Embora muitos relatos da época salientassem aspectos cômicos das vendas e apontassem a diversão dos espectadores, as vendas eram vexatórias para os envolvidos.
Uma notícia de 1806 informa que uma venda em Hull, no mesmo ano, fora adiada “devido à multidão que uma ocorrência tão extraordinária reuniu”, sugerindo que os leilões de esposas eram eventos capazes de atrair numerosos espectadores e nos quais as multidões podiam impor grande humilhação ao casal.
De fato, historiadores têm ressaltado que a humilhação era inerente às vendas, e talvez até mesmo proposital.
Enquanto eventos carnavalescos, os episódios de venda de esposas possuíam um caráter ambivalente: “alegres e triunfantes, mas também carregados de zombaria e queixa”.
A humilhação teria tido um papel importante na redefinição da relação conjugal e, sobretudo, na recuperação da reputação dos envolvidos na venda.

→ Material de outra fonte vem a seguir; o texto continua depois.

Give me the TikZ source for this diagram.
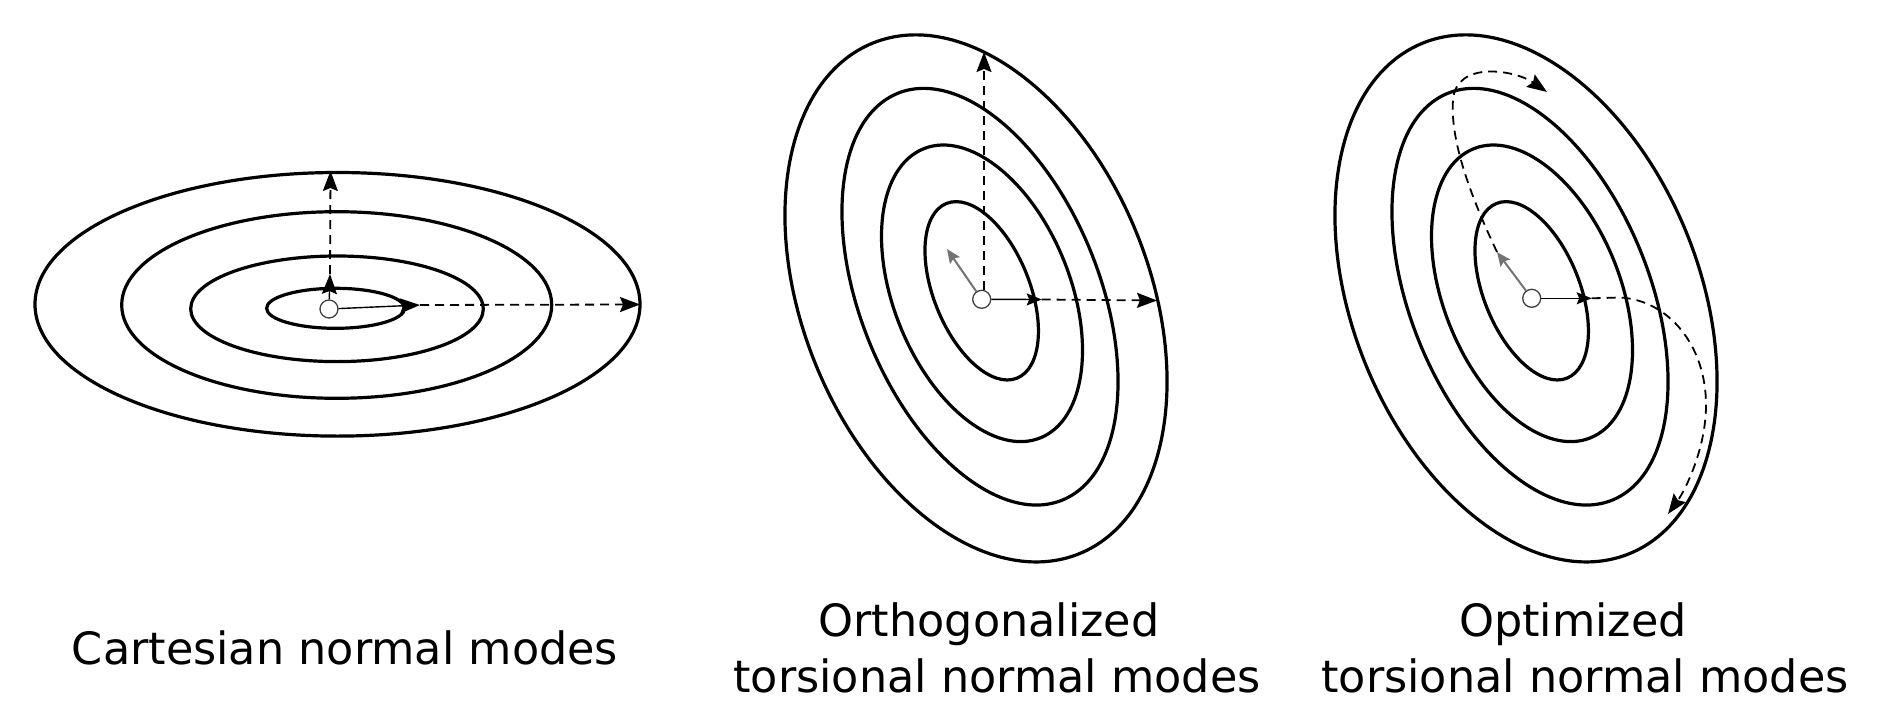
\documentclass[tikz,border=0pt]{standalone}
\usepackage{fontspec}
\setmainfont{DejaVu Sans}
\usetikzlibrary{arrows.meta}
\begin{document}
\begin{tikzpicture}[x=1pt,y=1pt,
  contour/.style={line width=3.2pt},
  dashln/.style={line width=1.8pt, dash pattern=on 9pt off 6pt},
  bigtip/.style={-{Stealth[length=20pt,width=15pt,inset=3pt]}},
  smalltip/.style={-{Stealth[length=15pt,width=12pt,inset=2.5pt]}},
  solidarr/.style={line width=1.4pt},
  grayarr/.style={draw=black!55, line width=2pt, -{Stealth[length=14pt,width=12pt,inset=2.5pt,fill=black!55]}},
  origin/.style={circle, draw=black!75, line width=1.3pt, minimum size=18pt, inner sep=0pt},
  lbl/.style={anchor=base, inner sep=0pt, font=\fontsize{44.5}{53}\selectfont}]
\useasboundingbox (0,0) rectangle (1877,-701);

% ---------- Panel 1: Cartesian ----------
\draw[contour] (337.5,-304.3) ellipse [x radius=302.5pt, y radius=131.8pt];
\draw[contour] (336.7,-305) ellipse [x radius=215pt, y radius=93.3pt];
\draw[contour] (337,-308.8) ellipse [x radius=146.3pt, y radius=52.8pt];
\draw[contour] (335.6,-308.3) ellipse [x radius=69pt, y radius=20pt];
\node[origin] (c1) at (329,-309) {};
\coordinate (u1) at (330,-274);
\coordinate (U1) at (330.5,-171);
\coordinate (r1) at (420,-305);
\coordinate (R1) at (640,-304.5);
\draw[solidarr,bigtip] (c1) -- (u1);
\draw[dashln,bigtip] (u1) -- (U1);
\draw[solidarr,bigtip] (c1) -- (r1);
\draw[dashln,bigtip] (r1) -- (R1);

% ---------- Panel 2: Orthogonalized ----------
\draw[contour] (976,-298.4) ellipse [x radius=173.4pt, y radius=275.4pt, rotate=22];
\draw[contour] (980,-296.7) ellipse [x radius=119.6pt, y radius=219.4pt, rotate=22];
\draw[contour] (982,-293.3) ellipse [x radius=88.2pt, y radius=155.9pt, rotate=22];
\draw[contour] (981.7,-290.8) ellipse [x radius=47.9pt, y radius=94.2pt, rotate=22];
\node[origin] (c2) at (981.7,-299.3) {};
\coordinate (V2) at (984,-52);
\coordinate (h2) at (1041.7,-299.5);
\coordinate (H2) at (1157,-300.5);
\coordinate (g2) at (947,-249);
\draw[dashln,bigtip] (c2.north -| V2) -- (V2);
\draw[solidarr,smalltip] (c2) -- (h2);
\draw[dashln,bigtip] (h2) -- (H2);
\draw[grayarr] (c2) -- (g2);

% ---------- Panel 3: Optimized ----------
\draw[contour] (1526,-298.4) ellipse [x radius=173.4pt, y radius=275.4pt, rotate=22];
\draw[contour] (1530,-296.7) ellipse [x radius=119.6pt, y radius=219.4pt, rotate=22];
\draw[contour] (1532,-293.3) ellipse [x radius=88.2pt, y radius=155.9pt, rotate=22];
\draw[contour] (1531.7,-290.8) ellipse [x radius=47.9pt, y radius=94.2pt, rotate=22];
\node[origin] (c3) at (1531.7,-298.3) {};
\coordinate (h3) at (1591.7,-298.3);
\coordinate (k3) at (1620,-297.5);
\coordinate (E3) at (1668,-514);
\coordinate (g3) at (1497,-252);
\coordinate (e3) at (1547,-92);
\draw[solidarr,smalltip] (c3) -- (h3);
\draw[dashln,bigtip] (h3) -- (k3) .. controls (1668,-300) and (1706,-345) .. (1706,-405)
  .. controls (1706,-450) and (1684,-492) .. (E3);
\draw[dashln,bigtip] (g3) .. controls (1470,-195) and (1450,-140) .. (1453,-100)
  .. controls (1456,-60) and (1515,-70) .. (e3);
\draw[grayarr] (c3) -- (g3);

% ---------- Labels ----------
\node[lbl] (t1) at (345,-664) {Cartesian normal modes};
\node[lbl] (t2a) at (989,-636) {Orthogonalized};
\node[lbl] (t2b) at (997,-692) {torsional normal modes};
\node[lbl] (t3a) at (1573,-636) {Optimized};
\node[lbl] (t3b) at (1585,-692) {torsional normal modes};
\end{tikzpicture}
\end{document}
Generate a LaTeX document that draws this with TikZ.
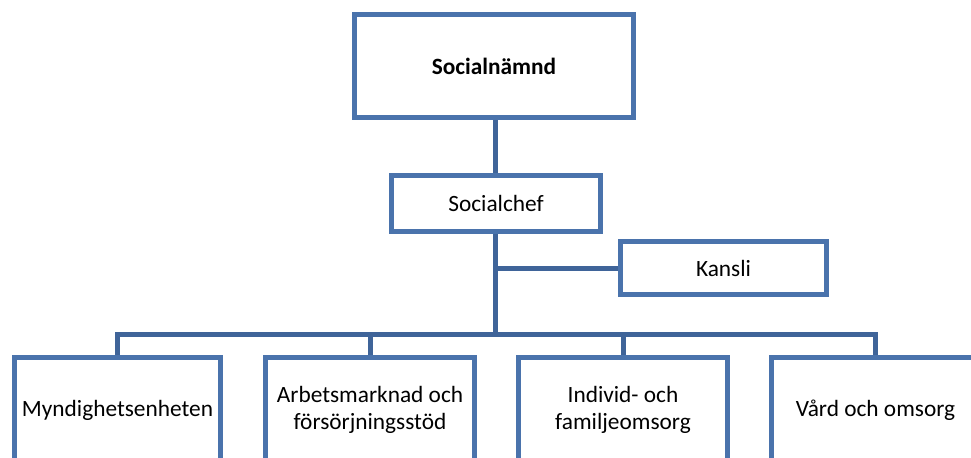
\documentclass[tikz,border=0pt]{standalone}
\usepackage{fontspec}
\setmainfont{Carlito}
\usetikzlibrary{positioning}

\colorlet{box border color}{rgb,255:red,74;green,115;blue,172}
\colorlet{link color}{rgb,255:red,63;green,100;blue,153}
\tikzset{
    x={0.75pt},
    y={-0.75pt},
    unit box/.style={
        draw=box border color,
        fill=white,
        line width={3.75pt},
        rectangle,
        align=center,
        inner sep=0pt,
        font={\fontsize{17.5}{20}\selectfont},
        minimum width={#1*0.75pt},
    },
    unit box/.default={209},
    board box/.style={
        unit box={279},
        minimum height={103*0.75pt},
        font={\fontsize{17.5}{20}\selectfont\bfseries},
    },
    head box/.style={
        unit box={209},
        minimum height={56*0.75pt},
    },
    staff box/.style={
        unit box={206},
        minimum height={53*0.75pt},
    },
    dept box/.style={
        unit box={#1},
        minimum height={106*0.75pt},
    },
    dept box/.default={209},
    link/.style={
        draw=link color,
        line width={3.75pt},
    },
}

\begin{document}
\begin{tikzpicture}
\useasboundingbox (0,0) rectangle (971,457);
\clip (0,0) rectangle (971,457);
% boxes
\node[board box] (nmnd) at (494,66) {Socialnämnd};
\node[head box] (chef) at (496,203.5) {Socialchef};
\node[staff box] (kansli) at (723.5,268) {Kansli};
\node[dept box={206.5}] (myndighet) at (117.5,410) {Myndighetsenheten};
\node[dept box] (arbete) at (370,410) {Arbetsmarknad och\\försörjningsstöd};
\node[dept box] (individ) at (623,410) {Individ- och\\familjeomsorg};
\node[dept box] (vard) at (875.5,410) {Vård och omsorg};
% connectors
\coordinate (bar) at (495,334.5);
\coordinate (fork) at (495,268);
\path[link] (nmnd.south -| bar) -- (chef.north -| bar);
\path[link] (chef.south -| bar) -- (bar);
\path[link] (fork) -- (kansli.west);
\path[link] (bar) -| (myndighet.north);
\path[link] (bar) -| (arbete.north);
\path[link] (bar) -| (individ.north);
\path[link] (bar) -| (vard.north);
\end{tikzpicture}
\end{document}
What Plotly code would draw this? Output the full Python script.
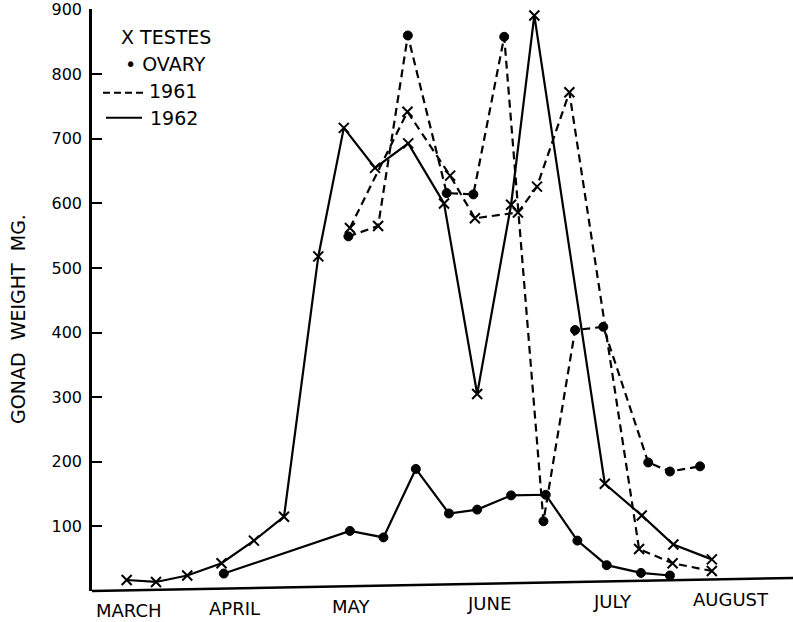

O consentimento da esposa não parece ter sido universal, pois existem relatos de mulheres que não eram nem mesmo consultadas a respeito de suas vendas, mas diversas fontes afirmam que ele era essencial para o sucesso de cada transação.
Por exemplo, um documento de venda contido em uma petição apresentada a um tribunal de Somerset em 1758, preservado no Museu Britânico, dá testemunho de uma esposa de cerca de dezoito anos, que meses antes tinha sido vendida por seu marido por pouco mais de seis libras.
Na petição apresenta ao juiz a esposa jamais se opõe à venda, embora reclame que, três meses depois da venda, seu marido voltara a procura-la e ao seu novo companheiro, exigindo mais dinheiro.
Sem recursos financeiros e habilidades para negociar, para muitas mulheres a venda era a única saída para um casamento infeliz.
Além disso, para alguns autores as vendas permitiam a esposas infelizes e em casamentos ineficientes “livrar-se dos casamentos quando a lei inglesa as impediam de fazê-lo”.
De fato, existem relatos de esposas que teriam insistido na venda.